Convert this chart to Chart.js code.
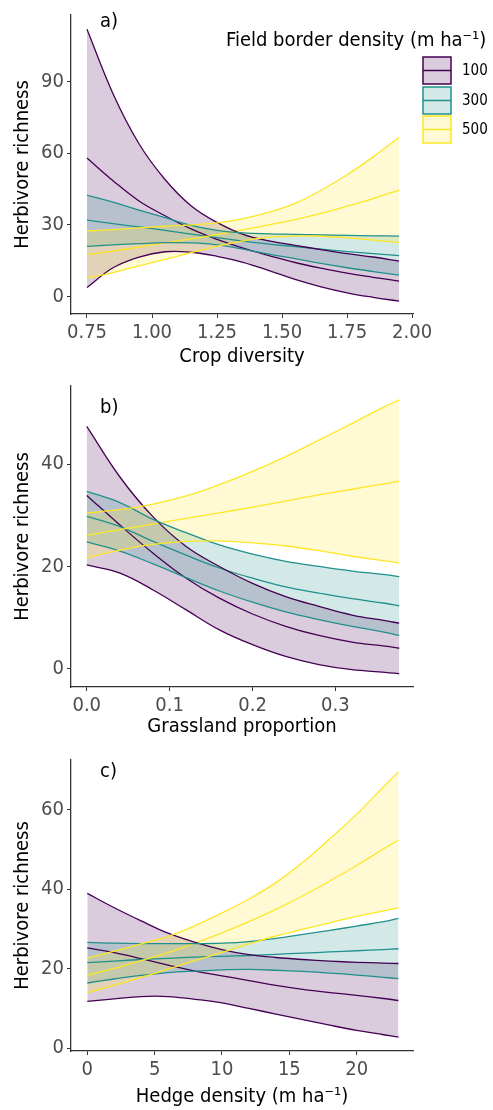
<!DOCTYPE html>
<html>
<head>
<meta charset="utf-8">
<script src="https://cdn.jsdelivr.net/npm/chart.js@4.4.1/dist/chart.umd.min.js"></script>
<style>
  body { margin: 0; background: #fff; }
  .panel { position: absolute; left: 0; width: 493px; height: 370px; }
</style>
</head>
<body>
<div class="panel" style="top:0"><canvas id="chartA" width="493" height="370"></canvas></div>
<div class="panel" style="top:370px"><canvas id="chartB" width="493" height="370"></canvas></div>
<div class="panel" style="top:740px"><canvas id="chartC" width="493" height="370"></canvas></div>
<script>
// field border density levels (legend)
const levels = ["100", "300", "500"];
const levelColors = ["#440154", "#21908C", "#FDE725"];
const levelFills = ["rgba(68,1,84,0.2)", "rgba(33,144,140,0.2)", "rgba(253,231,37,0.2)"];

// a) crop diversity
const cropDiversity = [0.75, 0.85, 0.95, 1.05, 1.15, 1.25, 1.35, 1.45, 1.55, 1.65, 1.75, 1.85, 1.95];
const a100Low  = [3.7, 12, 16.5, 18.7, 18.5, 16.8, 14.3, 10.8, 7.1, 4.0, 1.5, -0.4, -2.0];
const a100Mid  = [58, 48.5, 40, 33.8, 28.3, 23.9, 20.2, 17.1, 14.2, 11.8, 9.7, 8.0, 6.4];
const a100High = [112, 85, 64, 49, 38, 31, 26, 23.3, 21.4, 19.6, 17.9, 16.5, 14.8];
const a300Low  = [21, 21.6, 22.1, 22.5, 22.4, 21.6, 19.8, 17.7, 15.8, 13.8, 12.0, 10.4, 8.9];
const a300Mid  = [32, 30.5, 29.1, 27.7, 26.1, 24.6, 23.2, 21.9, 20.9, 19.8, 18.8, 17.9, 17.1];
const a300High = [42.5, 39.5, 36.2, 33.0, 29.8, 27.7, 26.6, 26.2, 26.0, 25.8, 25.6, 25.4, 25.3];
const a500Low  = [7.6, 10.0, 12.8, 15.5, 18.3, 21.0, 23.3, 24.8, 25.3, 25.2, 24.5, 23.6, 22.5];
const a500Mid  = [17.5, 19.0, 20.7, 22.4, 24.1, 25.9, 27.9, 30.0, 32.2, 34.8, 37.8, 41.0, 44.6];
const a500High = [27.4, 28.0, 28.7, 29.4, 30.0, 30.8, 32.6, 35.3, 39.0, 44.5, 51.0, 58.5, 66.7];
const aXTicks = [0.75, 1.0, 1.25, 1.5, 1.75, 2.0];
const aXLabels = ["0.75", "1.00", "1.25", "1.50", "1.75", "2.00"];
const aYTicks = [0, 30, 60, 90];

// b) grassland proportion
const grassland = [0, 0.04, 0.08, 0.12, 0.16, 0.20, 0.24, 0.28, 0.32, 0.36, 0.377];
const b100Low  = [20.3, 18.7, 15.4, 11.5, 7.6, 4.7, 2.4, 0.8, -0.2, -0.7, -1.0];
const b100Mid  = [33.9, 28.1, 22.6, 17.7, 13.8, 10.7, 8.3, 6.5, 5.2, 4.4, 4.0];
const b100High = [47.4, 37.5, 29.7, 23.9, 20.0, 16.7, 14.1, 12.2, 10.5, 9.4, 8.9];
const b300Low  = [24.8, 23.0, 20.5, 17.8, 15.2, 13.0, 11.1, 9.6, 8.3, 7.1, 6.5];
const b300Mid  = [29.8, 27.8, 24.9, 22.2, 19.7, 17.7, 16.0, 14.8, 13.7, 12.8, 12.3];
const b300High = [34.7, 32.5, 29.2, 26.6, 24.2, 22.4, 21.0, 20.0, 19.1, 18.4, 18.0];
const b500Low  = [21.7, 23.2, 24.3, 24.9, 25.0, 24.6, 24.0, 23.1, 22.0, 21.1, 20.7];
const b500Mid  = [26.1, 27.2, 28.3, 29.4, 30.5, 31.6, 32.8, 34.0, 35.1, 36.2, 36.7];
const b500High = [30.5, 31.1, 32.2, 33.8, 36.0, 38.6, 41.5, 44.7, 48.0, 51.3, 52.6];
const bXTicks = [0, 0.1, 0.2, 0.3];
const bXLabels = ["0.0", "0.1", "0.2", "0.3"];
const bYTicks = [0, 20, 40];

// c) hedge density
const hedgeDensity = [0, 2, 4, 6, 8, 10, 12, 14, 16, 18, 20, 22, 23.1];
const c100Low  = [11.8, 12.4, 13.0, 13.0, 12.3, 11.4, 10.0, 8.6, 7.2, 5.8, 4.5, 3.4, 2.8];
const c100Mid  = [25.2, 24.0, 22.5, 20.9, 19.4, 18.2, 17.0, 15.8, 14.8, 14.0, 13.3, 12.5, 12.0];
const c100High = [38.9, 35.3, 32.0, 28.9, 26.6, 24.8, 23.5, 22.8, 22.3, 21.9, 21.6, 21.4, 21.3];
const c300Low  = [16.4, 17.4, 18.3, 19.0, 19.4, 19.7, 19.8, 19.6, 19.3, 18.9, 18.4, 17.8, 17.5];
const c300Mid  = [21.5, 21.9, 22.3, 22.6, 22.9, 23.1, 23.3, 23.6, 23.9, 24.2, 24.5, 24.8, 25.0];
const c300High = [26.6, 26.4, 26.3, 26.3, 26.3, 26.4, 26.8, 27.6, 28.6, 29.6, 30.7, 31.8, 32.6];
const c500Low  = [13.9, 15.8, 17.8, 19.9, 22.0, 24.1, 26.2, 28.2, 29.9, 31.5, 33.1, 34.5, 35.3];
const c500Mid  = [18.3, 20.1, 22.0, 24.0, 26.4, 29.0, 31.8, 34.9, 38.3, 42.0, 45.9, 50.1, 52.3];
const c500High = [22.7, 24.4, 26.2, 28.1, 30.8, 34.0, 37.5, 41.6, 46.7, 52.6, 58.8, 65.7, 69.4];
const cXTicks = [0, 5, 10, 15, 20];
const cXLabels = ["0", "5", "10", "15", "20"];
const cYTicks = [0, 20, 40, 60];

const FONT = '"DejaVu Sans Condensed", "DejaVu Sans", sans-serif';
const AXIS = "#333333";
const TICK_TEXT = "#4d4d4d";

function pts(xs, ys) {
  return xs.map((x, i) => ({ x: x, y: ys[i] }));
}

// panel letter + legend (only on first panel)
const extras = {
  id: "extras",
  afterDraw(chart, args, opts) {
    const ctx = chart.ctx;
    ctx.save();
    ctx.fillStyle = "#000";
    ctx.textBaseline = "alphabetic";
    ctx.textAlign = "left";
    ctx.font = "20px " + FONT;
    ctx.fillText(opts.tag, 100, opts.tagY);

    if (opts.legend) {
      ctx.fillText("Field border density (m ha\u207B\u00B9)", 226, 46);
      ctx.font = "15px " + FONT;
      ctx.textBaseline = "middle";
      const boxTops = [57, 87, 116];
      levels.forEach((lv, i) => {
        const y = boxTops[i];
        ctx.fillStyle = levelFills[i];
        ctx.fillRect(423, y, 28, 27);
        ctx.strokeStyle = levelColors[i];
        ctx.lineWidth = 1.5;
        ctx.strokeRect(423, y, 28, 27);
        ctx.beginPath();
        ctx.moveTo(423, y + 13.5);
        ctx.lineTo(451, y + 13.5);
        ctx.stroke();
        ctx.fillStyle = "#000";
        ctx.fillText(lv, 462, y + 14);
      });
    }
    ctx.restore();
  }
};

function makePanel(id, p) {
  const lineStyle = { borderWidth: 1.3, pointRadius: 0, tension: 0.4 };
  const datasets = [];
  // ribbons: yellow first so purple is painted underneath (filler draws last dataset first)
  for (let g = p.groups.length - 1; g >= 0; g--) {
    const [low, mid, high] = p.groups[g];
    datasets.push({ data: pts(p.xs, high), borderColor: levelColors[g], fill: false, ...lineStyle });
    datasets.push({ data: pts(p.xs, low), borderColor: levelColors[g], backgroundColor: levelFills[g], fill: "-1", ...lineStyle });
  }
  for (let g = p.groups.length - 1; g >= 0; g--) {
    datasets.push({ data: pts(p.xs, p.groups[g][1]), borderColor: levelColors[g], fill: false, ...lineStyle });
  }

  return new Chart(document.getElementById(id), {
    type: "line",
    data: { datasets: datasets },
    plugins: [extras],
    options: {
      responsive: false,
      devicePixelRatio: 1,
      animation: false,
      layout: { padding: { left: 0, right: 80, top: p.top, bottom: 0 } },
      plugins: {
        legend: { display: false },
        tooltip: { enabled: false },
        filler: { drawTime: "beforeDatasetsDraw" },
        extras: { tag: p.tag, tagY: p.tagY, legend: p.legend }
      },
      scales: {
        x: {
          type: "linear",
          min: p.xMin,
          max: p.xMax,
          afterFit: (s) => { s.height = 370 - p.bottom; },
          afterBuildTicks: (s) => { s.ticks = p.xTicks.map((v) => ({ value: v })); },
          ticks: {
            autoSkip: false, maxRotation: 0, padding: 3,
            color: TICK_TEXT, font: { family: FONT, size: 20 },
            callback: (v, i) => p.xLabels[i]
          },
          grid: { drawOnChartArea: false, drawTicks: true, tickLength: 4, color: AXIS, lineWidth: 1 },
          border: { display: true, color: AXIS, width: 1.3 },
          title: { display: true, text: p.xTitle, color: "#000", font: { family: FONT, size: 20 }, padding: { top: 0, bottom: 1 } }
        },
        y: {
          type: "linear",
          min: p.yMin,
          max: p.yMax,
          afterFit: (s) => { s.width = 71; },
          afterBuildTicks: (s) => { s.ticks = p.yTicks.map((v) => ({ value: v })); },
          ticks: {
            autoSkip: false, padding: 3,
            color: TICK_TEXT, font: { family: FONT, size: 20 }
          },
          grid: { drawOnChartArea: false, drawTicks: true, tickLength: 4, color: AXIS, lineWidth: 1 },
          border: { display: true, color: AXIS, width: 1.3 },
          title: { display: true, text: "Herbivore richness", color: "#000", font: { family: FONT, size: 20 }, padding: { top: 11, bottom: 0 } }
        }
      }
    }
  });
}

makePanel("chartA", {
  xs: cropDiversity,
  groups: [[a100Low, a100Mid, a100High], [a300Low, a300Mid, a300High], [a500Low, a500Mid, a500High]],
  xMin: 0.6885, xMax: 2.0035, yMin: -7.4, yMax: 118,
  xTicks: aXTicks, xLabels: aXLabels, yTicks: aYTicks,
  xTitle: "Crop diversity", tag: "a)", tagY: 27, legend: true,
  top: 13, bottom: 314
});

makePanel("chartB", {
  xs: grassland,
  groups: [[b100Low, b100Mid, b100High], [b300Low, b300Mid, b300High], [b500Low, b500Mid, b500High]],
  xMin: -0.019, xMax: 0.3936, yMin: -3.58, yMax: 55.3,
  xTicks: bXTicks, xLabels: bXLabels, yTicks: bYTicks,
  xTitle: "Grassland proportion", tag: "b)", tagY: 43, legend: false,
  top: 16, bottom: 317
});

makePanel("chartC", {
  xs: hedgeDensity,
  groups: [[c100Low, c100Mid, c100High], [c300Low, c300Mid, c300High], [c500Low, c500Mid, c500High]],
  xMin: -1.21, xMax: 24.18, yMin: -0.68, yMax: 72.4,
  xTicks: cXTicks, xLabels: cXLabels, yTicks: cYTicks,
  xTitle: "Hedge density (m ha\u207B\u00B9)", tag: "c)", tagY: 37, legend: false,
  top: 20, bottom: 311
});
</script>
</body>
</html>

- [Do this]: From the first line above through the line containing "const aYTicks = [0, 30, 60, 90];", copy everything exactly, without the pictures.

- [Written answer]:
Convert this chart to Chart.js code.
<!DOCTYPE html>
<html>
<head>
<meta charset="utf-8">
<script src="https://cdn.jsdelivr.net/npm/chart.js@4.4.1/dist/chart.umd.min.js"></script>
<style>
  body { margin: 0; background: #fff; }
  .panel { position: absolute; left: 0; width: 493px; height: 370px; }
</style>
</head>
<body>
<div class="panel" style="top:0"><canvas id="chartA" width="493" height="370"></canvas></div>
<div class="panel" style="top:370px"><canvas id="chartB" width="493" height="370"></canvas></div>
<div class="panel" style="top:740px"><canvas id="chartC" width="493" height="370"></canvas></div>
<script>
// field border density levels (legend)
const levels = ["100", "300", "500"];
const levelColors = ["#440154", "#21908C", "#FDE725"];
const levelFills = ["rgba(68,1,84,0.2)", "rgba(33,144,140,0.2)", "rgba(253,231,37,0.2)"];

// a) crop diversity
const cropDiversity = [0.75, 0.85, 0.95, 1.05, 1.15, 1.25, 1.35, 1.45, 1.55, 1.65, 1.75, 1.85, 1.95];
const a100Low  = [3.7, 12, 16.5, 18.7, 18.5, 16.8, 14.3, 10.8, 7.1, 4.0, 1.5, -0.4, -2.0];
const a100Mid  = [58, 48.5, 40, 33.8, 28.3, 23.9, 20.2, 17.1, 14.2, 11.8, 9.7, 8.0, 6.4];
const a100High = [112, 85, 64, 49, 38, 31, 26, 23.3, 21.4, 19.6, 17.9, 16.5, 14.8];
const a300Low  = [21, 21.6, 22.1, 22.5, 22.4, 21.6, 19.8, 17.7, 15.8, 13.8, 12.0, 10.4, 8.9];
const a300Mid  = [32, 30.5, 29.1, 27.7, 26.1, 24.6, 23.2, 21.9, 20.9, 19.8, 18.8, 17.9, 17.1];
const a300High = [42.5, 39.5, 36.2, 33.0, 29.8, 27.7, 26.6, 26.2, 26.0, 25.8, 25.6, 25.4, 25.3];
const a500Low  = [7.6, 10.0, 12.8, 15.5, 18.3, 21.0, 23.3, 24.8, 25.3, 25.2, 24.5, 23.6, 22.5];
const a500Mid  = [17.5, 19.0, 20.7, 22.4, 24.1, 25.9, 27.9, 30.0, 32.2, 34.8, 37.8, 41.0, 44.6];
const a500High = [27.4, 28.0, 28.7, 29.4, 30.0, 30.8, 32.6, 35.3, 39.0, 44.5, 51.0, 58.5, 66.7];
const aXTicks = [0.75, 1.0, 1.25, 1.5, 1.75, 2.0];
const aXLabels = ["0.75", "1.00", "1.25", "1.50", "1.75", "2.00"];
const aYTicks = [0, 30, 60, 90];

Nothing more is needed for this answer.